In Madison

This city has a different pulse than Chicago. It’s not working as hard. When I pass by, I don’t catch the reek of sweat, don’t see the pit stains, don’t hear the grunts. Madison is daydreaming. Its heartbeat is slow, and its breaths are deep. It floats along.

There was a time when I would do that too. Now I feel so grounded in Chicago that being back here would be completely foreign if not for a few comforting faces. Even the old acquaintances now seem as ghosts, slipping out of alleys to remind me of my past.
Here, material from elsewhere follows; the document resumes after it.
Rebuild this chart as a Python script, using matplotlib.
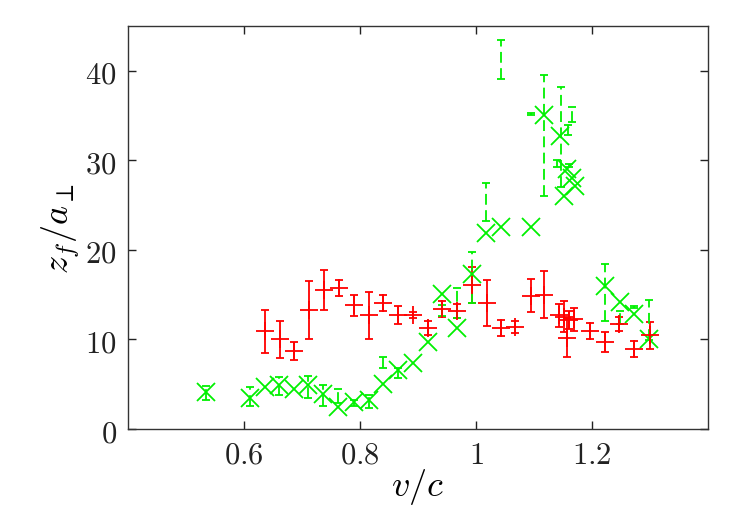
import matplotlib
matplotlib.use("Agg")
import matplotlib.pyplot as plt
import numpy as np

plt.rcParams['mathtext.fontset'] = 'cm'
plt.rcParams['font.family'] = ['DejaVu Serif']

# Red series (+ markers with symmetric error bars)
red_x = [0.637, 0.662, 0.687, 0.713, 0.738, 0.764, 0.789, 0.815, 0.840, 0.866,
         0.892, 0.917, 0.942, 0.967, 0.993, 1.019, 1.043, 1.068, 1.094, 1.118,
         1.143, 1.151, 1.160, 1.169, 1.157, 1.196, 1.222, 1.247, 1.272, 1.299]
red_y = [10.9, 10.0, 8.7, 13.25, 15.5, 15.75, 13.8, 12.7, 14.1, 12.75,
         12.75, 11.25, 13.4, 13.2, 16.1, 14.05, 11.3, 11.4, 14.9, 15.0,
         12.7, 12.55, 12.15, 12.25, 10.2, 10.9, 9.7, 11.75, 8.9, 10.45]
red_err = [2.4, 2.05, 1.0, 3.25, 2.2, 0.9, 1.2, 2.65, 0.9, 1.0,
           0.3, 0.8, 0.9, 0.8, 2.0, 2.6, 0.9, 0.7, 1.8, 2.6,
           1.3, 1.7, 1.0, 1.3, 2.2, 0.9, 1.1, 0.8, 0.9, 1.5]

# Green series markers (x)
green_x = [0.535, 0.611, 0.636, 0.661, 0.686, 0.711, 0.737, 0.763, 0.789, 0.815,
           0.840, 0.866, 0.891, 0.917, 0.942, 0.967, 0.993, 1.018, 1.043, 1.094,
           1.118, 1.144, 1.157, 1.165, 1.171, 1.151, 1.222, 1.248, 1.273, 1.298]
green_y = [4.15, 3.45, 4.75, 4.95, 4.45, 4.95, 3.95, 2.5, 3.0, 3.2,
           5.0, 6.6, 7.4, 9.7, 15.1, 11.3, 17.3, 21.9, 22.6, 22.5,
           35.0, 32.7, 29.0, 28.0, 27.1, 26.0, 16.0, 14.2, 12.8, 10.0]

# Green error bars (separate dashed bars: x, low, high)
gerr_x = [0.535, 0.611, 0.661, 0.711, 0.737, 0.763, 0.789, 0.815, 0.840, 0.866,
          0.942, 0.967, 0.993, 1.018, 1.043, 1.094, 1.118, 1.146, 1.158, 1.165,
          1.140, 1.161, 1.222, 1.248, 1.273, 1.298]
gerr_lo = [3.3, 2.55, 3.85, 3.5, 2.55, 2.9, 2.6, 2.4, 6.85, 5.7,
           12.6, 12.4, 14.1, 23.2, 39.1, 35.0, 26.0, 27.0, 32.8, 34.3,
           29.2, 29.3, 12.1, 11.7, 13.5, 9.9]
gerr_hi = [4.85, 4.65, 5.8, 5.9, 4.95, 4.5, 3.3, 3.85, 8.1, 6.85,
           13.8, 15.8, 19.8, 27.5, 43.4, 35.3, 39.5, 38.2, 33.9, 35.9,
           30.0, 29.6, 18.4, 13.2, 13.7, 14.4]

xticks = [0.6, 0.8, 1.0, 1.2]
xticklabels = ['0.6', '0.8', '1', '1.2']
yticks = [0, 10, 20, 30, 40]
yticklabels = ['0', '10', '20', '30', '40']

RED = '#ff0000'
GREEN = '#00f000'

fig = plt.figure(figsize=(7.47, 5.06), dpi=100)
ax = fig.add_axes([0.171, 0.150, 0.777, 0.797])

ax.errorbar(red_x, red_y, yerr=red_err, fmt='+', ms=13, mew=1.3, color=RED,
            ecolor=RED, elinewidth=1.3, capsize=3, capthick=1.3)

gx = np.array(gerr_x)
lo = np.array(gerr_lo)
hi = np.array(gerr_hi)
mid = (lo + hi) / 2
eb = ax.errorbar(gx, mid, yerr=[mid - lo, hi - mid], fmt='none', ecolor=GREEN,
                 elinewidth=1.3, capsize=3, capthick=1.3)
for lc in eb[2]:
    lc.set_linestyle((0, (6, 3)))

ax.plot(green_x, green_y, 'x', ms=13, mew=1.3, color=GREEN, linestyle='none')

ax.set_xlim(0.4, 1.4)
ax.set_ylim(0, 45)
ax.set_xticks(xticks)
ax.set_xticklabels(['$%s$' % t for t in xticklabels])
ax.set_yticks(yticks)
ax.set_yticklabels(['$%s$' % t for t in yticklabels])
ax.tick_params(direction='in', top=True, right=True, length=6, width=1,
               labelsize=22, colors='#222222')
ax.tick_params(axis='x', pad=7)
ax.tick_params(axis='y', pad=8)
for s in ax.spines.values():
    s.set_linewidth(1.0)
    s.set_color('#333333')

ax.set_xlabel(r'$v/c$', fontsize=26, labelpad=-3)
ax.set_ylabel(r'$z_f/a_\perp$', fontsize=26, labelpad=2)

fig.savefig('out.png', dpi=100)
I used to see shadows of myself leanings against familiar walls, with cynical smiles and a restlessness of spirit. Even they are gone now. I feel almost nothing. I’ve felt this before, felt it when I’ve moved out of apartments. When every last box is loaded, when the floor is swept, when I am ready to leave and I pause a moment in my old room. I take a breath. This isn’t the room I was staying in. This isn’t my room. This is nothing.

We move on.

One Response to “In Madison”

  1. Ben Says:

    Damn — you really hit on it here. I’ve felt exactly what you descibe in a real heavy way during trips back to Seattle, and it comes in waves here in Seoul; the distance of time makes the experience all the more bizarre. Homesickness for Madison grips me every now and then, but I know that it will never be like it was. It’s true what they say. You can’t go home again.